Сверху синий брезент испещрен зелено-коричневыми миртовыми листьями, прибитыми дождем. Посередине навеса собралась лужа дождевой воды. В этом месте Марко тычет снизу в навес веслом – вода струей стекает в незакрытую бочку с провиантом, и он тут же намокает.

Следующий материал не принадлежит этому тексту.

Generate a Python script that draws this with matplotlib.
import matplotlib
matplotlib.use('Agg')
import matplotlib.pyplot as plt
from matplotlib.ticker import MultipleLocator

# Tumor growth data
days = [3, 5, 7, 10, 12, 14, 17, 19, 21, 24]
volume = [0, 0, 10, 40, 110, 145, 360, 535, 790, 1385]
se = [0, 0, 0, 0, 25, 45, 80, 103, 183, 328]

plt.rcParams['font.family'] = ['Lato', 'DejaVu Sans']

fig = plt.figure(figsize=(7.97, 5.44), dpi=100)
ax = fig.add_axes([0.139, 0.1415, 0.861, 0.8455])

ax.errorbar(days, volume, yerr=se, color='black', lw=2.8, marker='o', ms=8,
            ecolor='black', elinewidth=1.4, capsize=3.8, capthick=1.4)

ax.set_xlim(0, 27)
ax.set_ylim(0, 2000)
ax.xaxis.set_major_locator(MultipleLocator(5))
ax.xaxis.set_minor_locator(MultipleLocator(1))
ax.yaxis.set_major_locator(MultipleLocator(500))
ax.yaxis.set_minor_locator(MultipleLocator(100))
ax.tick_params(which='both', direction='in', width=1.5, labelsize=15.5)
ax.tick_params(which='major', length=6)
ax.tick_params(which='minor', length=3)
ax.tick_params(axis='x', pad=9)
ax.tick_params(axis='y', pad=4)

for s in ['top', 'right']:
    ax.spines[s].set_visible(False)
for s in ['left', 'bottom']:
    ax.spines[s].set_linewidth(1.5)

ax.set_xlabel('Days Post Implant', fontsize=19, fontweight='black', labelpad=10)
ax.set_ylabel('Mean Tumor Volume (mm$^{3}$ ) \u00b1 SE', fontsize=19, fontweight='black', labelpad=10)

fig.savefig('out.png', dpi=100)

– Во козлы! – негодует Таракан.
Соня и Гарри
Кута Хо позвонила Марии Магдалене Свево узнать, как там Гарри. Они вспоминали прошлое, Аляжа, которого обе давно не видели, и Соню, с которой Кута Хо даже не была знакома. Мария Магдалена Свево рассказала Куте Хо историю о том, как Соня повстречала Гарри в Триесте в 1954-м. Эту историю она начала на драматический манер:
«По обе стороны границы тогда скопились войска. Тито потребовал, что Югославии вернули словенский город, который у словенцев назывался Трст, а у итальянцев Триест. Союзники отказались. Никто и глазом не успел моргнуть, как весь напряг «холодной войны» вылез болезненным нарывом на адриатической заднице. – Тут ее голос снова стал обыденным. – Ну и кто у нас ходил по домам и впаривал японские швейные машинки? – конечно, Гарри Льюис. Только никто их не брал. В послевоенные годы в Триесте денег на поленту едва хватало, куда уж там какие-то машинки из Азии, сомнительно-многообещающие, дорогущие, но с виду малопригодные для дела, да к тому же толкал их какой-то иностранец с чудным говором и без большого пальца на правой руке.

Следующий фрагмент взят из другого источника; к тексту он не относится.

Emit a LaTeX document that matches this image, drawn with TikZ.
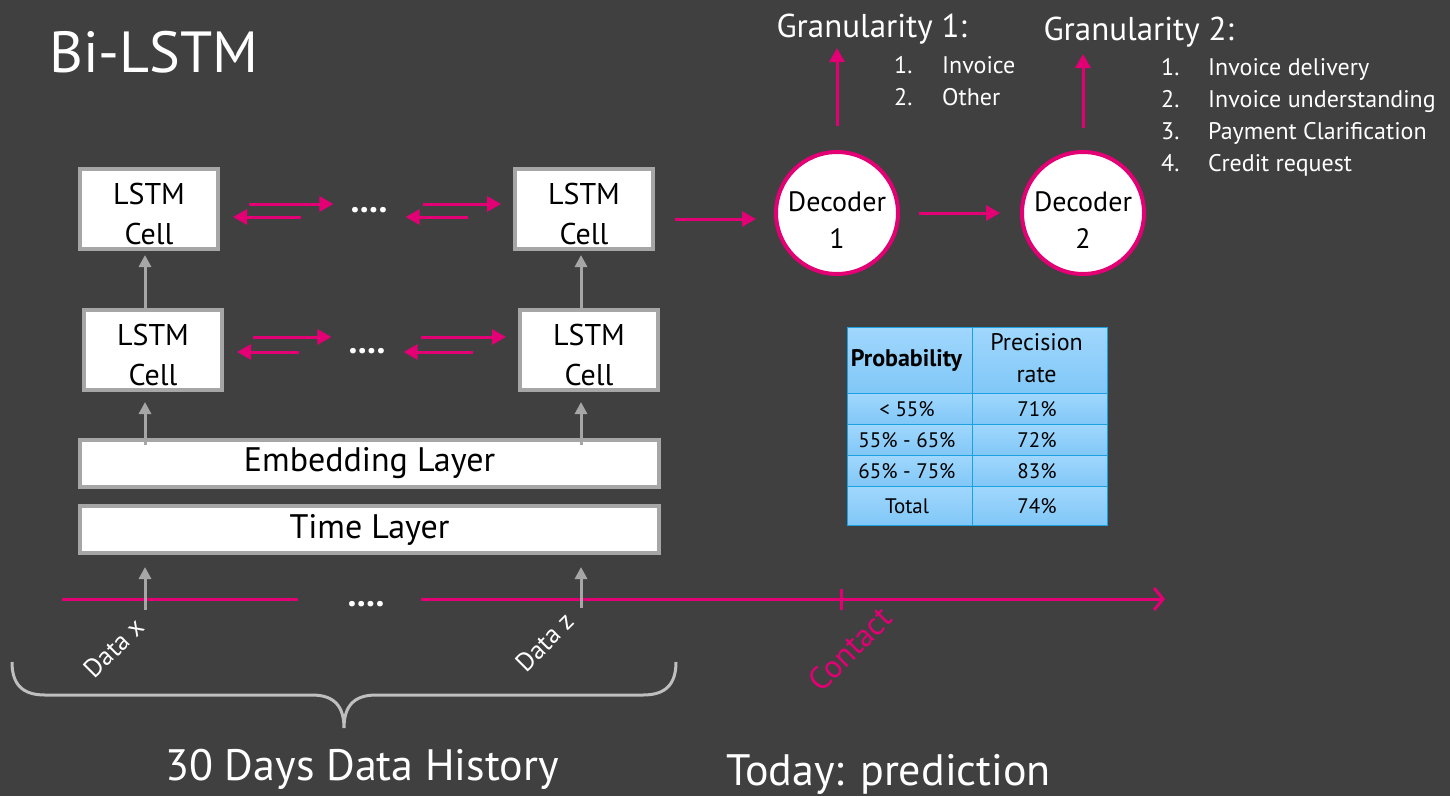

Соня тогда работала в кафе, и вот под конец второй недели своих бесплодных коммивояжерских трудов Гарри заглянул туда на чашечку кофе. Ему пришелся по вкусу эспрессо – такой странный кофе он раньше и не пробовал. Тогда он даже не знал, что это кофе, – принял его за диковинный иностранный напиток.

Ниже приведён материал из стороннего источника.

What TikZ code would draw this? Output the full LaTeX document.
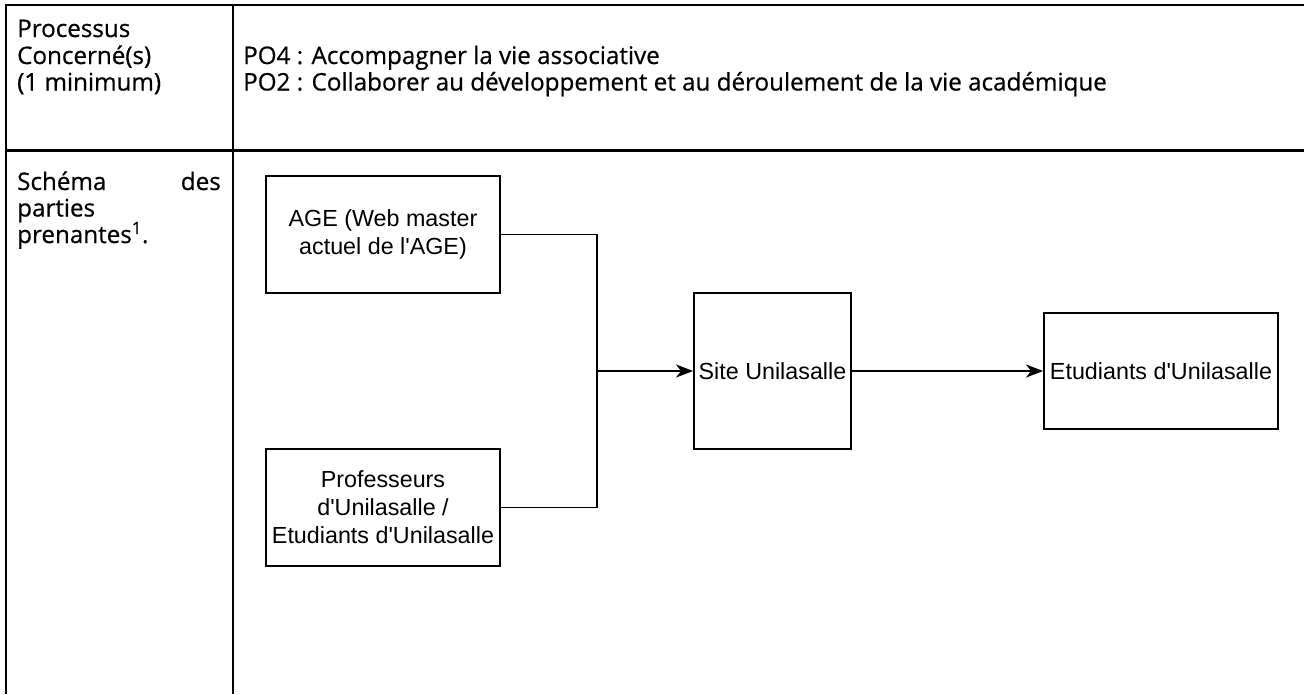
\documentclass[tikz,border=0pt]{standalone}
\usepackage{fontspec}
\setmainfont{Open Sans}[FakeBold=0.6]
\newfontfamily\arialf{Liberation Sans}[Ligatures=TeXOff]
\usetikzlibrary{arrows.meta}
\begin{document}
\begin{tikzpicture}[x=1pt,y=-1pt,
  tline/.style={line width=2.6pt},
  cell/.style={inner sep=0pt, anchor=base west, font=\fontsize{24.2}{27}\selectfont},
  cellr/.style={cell, anchor=base east},
  box/.style={draw, line width=1.9pt, inner sep=0pt, align=center, font=\arialf\fontsize{23.3}{28}\selectfont},
  conn/.style={line width=1.9pt},
  arr/.style={conn, -{Stealth[length=17pt,width=13pt,inset=5pt]}}
]
\useasboundingbox (0,0) rectangle (1304,694);
\fill[white] (0,0) rectangle (1304,694);
% table
\draw[tline] (5,5) -- (1304,5);
\draw[tline] (5,150.5) -- (1304,150.5);
\draw[tline] (6,4) -- (6,694);
\draw[tline] (233,4) -- (233,694);
% cells
\node[cell] (p1) at (17,37) {Processus};
\node[cell] (p2) at (17,64) {Concerné(s)};
\node[cell] (p3) at (17,90.5) {(1 minimum)};
\node[cell] (po4) at (243,64) {PO4 : Accompagner la vie associative};
\node[cell] (po2) at (243,90.5) {PO2 : Collaborer au développement et au déroulement de la vie académique};
\node[cell] (s1) at (17,190) {Schéma};
\node[cellr] (s2) at (221,190) {des};
\node[cell] (s3) at (17,216.5) {parties};
\node[cell] (s4) at (17,243) {prenantes\textsuperscript{1}.};
% diagram
\node[box, minimum width=234pt, minimum height=117pt] (age) at (383,234.5) {AGE (Web master\\actuel de l'AGE)};
\node[box, minimum width=234pt, minimum height=117pt] (prof) at (383,507.5) {Professeurs\\d'Unilasalle /\\Etudiants d'Unilasalle};
\node[box, minimum width=157pt, minimum height=156pt] (site) at (772.5,371) {Site Unilasalle};
\node[box, minimum width=234pt, minimum height=116pt] (etu) at (1161,371) {Etudiants d'Unilasalle};
\coordinate (j) at (597,371);
\draw[conn] (age.east) -| (j);
\draw[conn] (prof.east) -| (j);
\draw[arr] (j) -- (site.west);
\draw[arr] (site.east) -- (etu.west);
\end{tikzpicture}
\end{document}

Соня увлеклась этим чернявым чужаком со швейной машинкой под мышкой, похожим на итальянца-южанина, он и ходил не так, как селяне, которые вереницей шли на север в поисках заработков. Двигался он медленно, будто пространство и время означали для него нечто совсем другое, не то, что для окружающих, нечто, так сказать, широко распахнутое.
Когда он подошел к стойке расплатиться и пошарил у себя в кармане, его вдруг бросило в краску.
– Немного не хватает, – сказал он с запинкой на итальянском.
Соня посмотрела в его поблекшие глаза и заметила, что они глядят на полку с пирожными внизу.
Его щеки передернулись. Соня знала: у голода есть не только вид, но и сильный запах. Она вспомнила, как отвратительно пахли от голода во время войны ее матушка с сестрами. От Гарри не воняло, но пах он все равно не очень приятно. Тогда она опустила руку в свой карман, достала несколько купюр и подтолкнула их через стеклянный прилавок к самой руке Гарри. Их пальцы соприкоснулись. Гарри в тревожном смущении посмотрел Соне в лицо. Соня улыбнулась, а потом рассмеялась.
– Какое вам пирожное, сэр? – спросила она.
Гарри заказал аж целых четыре, но, пересчитав деньги, решил исправить свою поспешность и попросил пару, чтобы оставить себе немного сдачи. Протягивая Соне деньги за кофе и пирожные, он горячо поблагодарил ее и обещал вернуть долг сразу, как сможет.
Соня смутилась, заметив, что за ними наблюдают другие посетители и обслуга. Она отсчитала нужную сумму из денег на ладони у Гарри и, взяв ее, переключилась на компанию бравых американских вояк. А когда чуть погодя подняла глаза, Гарри уже не было.
Катарина, управляющая, была из числа трехсот тысяч новоиспеченных итальянок, которые, распрощавшись со своими деревенскими хибарами и воспоминаниями о Фиуме[49], Истрии[50] и Далмации[51], перебрались на жительство в старую капиталистическую Италию, предпочтя ее новоявленной социалистической Югославии. Так вот, эта самая Катарина по привычке всем сердцем презирала словенцев, а прознав, что они теперь живут в ее старом родовом доме, и вовсе возненавидела их – ненависть разрасталась в ней, как клецки в кипятке, и она частенько давала ей волю. Вот и тогда она громко шепнула другой официантке на итальянском: «Безмозглая vlacuga, думает когда-нибудь свидеться с ним снова», – делая особое ударение на словенском слове, означавшем по-итальянски «потаскуха».
Прошло несколько дней, потом неделя и еще одна. Управляющая все это время знай себе насмехалась, приговаривая, что будет удерживать с Сони все заработки и покупать на них кофе с пирожными для всяких тупых полуголодных итальяшек с юга, когда они забредут к ним на огонек. И вот как-то вечером Гарри вернулся. И уже не в старенькой, видавшей виды куртке. И не со швейной машинкой под мышкой, да и голодом от него больше не пахло.